Most likely you'll get not just low level harmonic distortion, but also plenty of intermodulation and low-frequency rumble. Treat the low-frequency crap like you'd treat it in analog (high-pass everything below what you really want) and you'll hopefully end up with something where everything sounds a tiny bit muddier alone, but glues nicely together with a natural noise floor.
Hey mystran, nice to see you here. :)
Thanks for this, but I'm whether searching for saturation nor a plugin.
I use it very often with Ferric TDS, Ferox and such plugs.
mystran wrote: The problem with sampling noise directly from gear is that you can't usually sample the noise without sampling the sound as well, because the noise is very often dependent on the sound itself, and even if it didn't, it would interact with the actual sound as soon as you pass any non-linearities in the chain. So it's IMHO better to try to recreate the reasons for the noisy sound quality in digital instead. Otherwise you'll just end with a clean digital track that sounds like you've added some noise; something very obviously different from the noisy analog results.
And THIS is exactly what I mean, thanks man. You've pointed it out!
I WANT the noise from a unit BECAUSE I want to capture the sound of the unit with the noise! It's like using the IR of a system just you do not shape the signal to sound like the unit.

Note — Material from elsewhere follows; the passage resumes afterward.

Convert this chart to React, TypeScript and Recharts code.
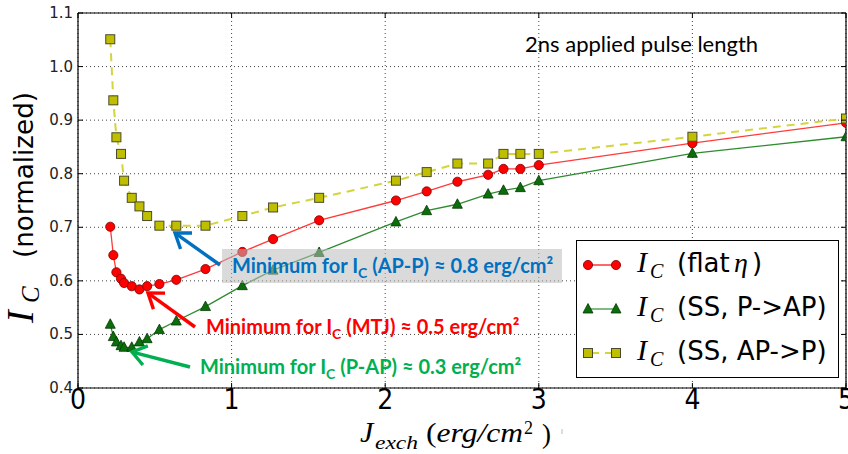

Let's say I take any bassdrum, add some noise and THEN chain EQ, compressor and some sat/non-linearities to it! The result is totally different from using no noise!
And white noise or other clean noise types would not apply.

Call me stupid but I want to experiment with this! :help:
My IR library contains several gb with sampled reverb and stuff, but also IRs of a MPC, some old tape machines and things like that. Now I need the noise of gear like that.

Really, I mean sampled noise from gear!!!